The de Young Museum hosts a yearlong series celebrating the new mural book, "Street Art San Francisco: Mission Muralismo" contributed to by over 200 artists and writers and edited by Annice Jacoby for Precita Eyes Muralists with a foreword by Carlos Santana as part of the museum's weekly program.
This series celebrates one of San Francisco's greatest assets - the Mission District Art Community, a rising star on the global art map. Cutting-edge and Traditional street artists will offer lectures and performances, sharing their art, insights, musings, experiences and perspectives.
Bio
Annice Jacoby
Annice Jacoby (author) has produced innovative public art projects incorporating visual arts, literature, theater, and media. She has served as Director of Performing Arts Public Events at the University of California, Santa Cruz, and Director of Public Relations at the San Francisco Museum of Modern Art. Her work includes launching City of Poets for the San Francisco Public Library; The Roof Is on Fire, No Blood, No Foul, multimedia community performances with youth, police, and national media, in collaboration with the California College of the Arts and the City of Oakland; The Fort Point Project, in collaboration with the United Nations, a multimedia site-specific performance; and Watershed & River of Words, national environmental programs with Poet Laureate Robert Hass.
Willy Lizarraga
I was born and raised in Peru and arrive in San Francisco as a teenager. I have one published novel in Spanish, "Mientras Elena en su lecho." It won the 1995 Letras de Oro Literary Prize, organized by the University of Miami. My short story, "La Mas Chingona," won the 2008 New South Short Fiction Contest, organized by Georgia State University, Atlanta, Georgia. Currently I am working on my first novel in English, "The Last King of the Mission," and on a trilogy of plays dealing with different concept of borders, "Ten Million Mexican Suicide Bombers," "Burqa Vs Miniskirt," and "Neither Masculine Nor Femenine But Quite the Opposite."
Judy Slattum
Judy Slattum MFA: First went to Bali in 1978 while on sabbatical from teaching theater arts at Cabrillo College in Santa Cruz California. During her three-month stay, she immersed herself in Balinese theater, studying mask dance. Six months later she returned with the first of many highly successful study tours. In 1979, Judy brought members of Hit and Run Theater to Bali to perform and study in Ubud. They returned with a play based on Balinese mythology, and presented it the next year throughout Santa Cruz County. Soon afterward, Judy began her exhaustive research on traditional Balinese masks, sponsored by the Indonesian Institute of Sciences. Meanwhile she has published articles on Balinese art and culture, taught classes in mask making, theory and performance, and guest-curated many museum shows on masks. Her book, Masks of Bali; Spirits of an Ancient Drama, the definitive work on the topic, was published in September 1992 by Chronicle Books.

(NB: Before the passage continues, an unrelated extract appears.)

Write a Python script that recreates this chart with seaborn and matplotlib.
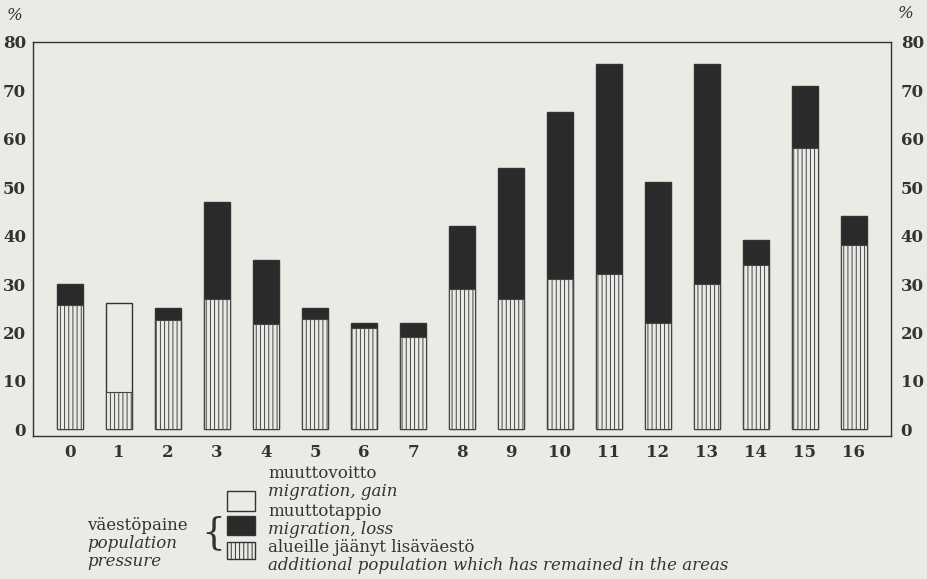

Glowingly reviewed in the Dec.14, 1992 issue of Time magazine, the book was reprinted after its initial run of 14,000 copies and a new, revised version has been released in 2003 by Periplus Editions, Singapore. Her museum show of traditional Balinese masks toured the USA for four years and recently returned to Bali. She continues to write and publish on Balinese art and culture.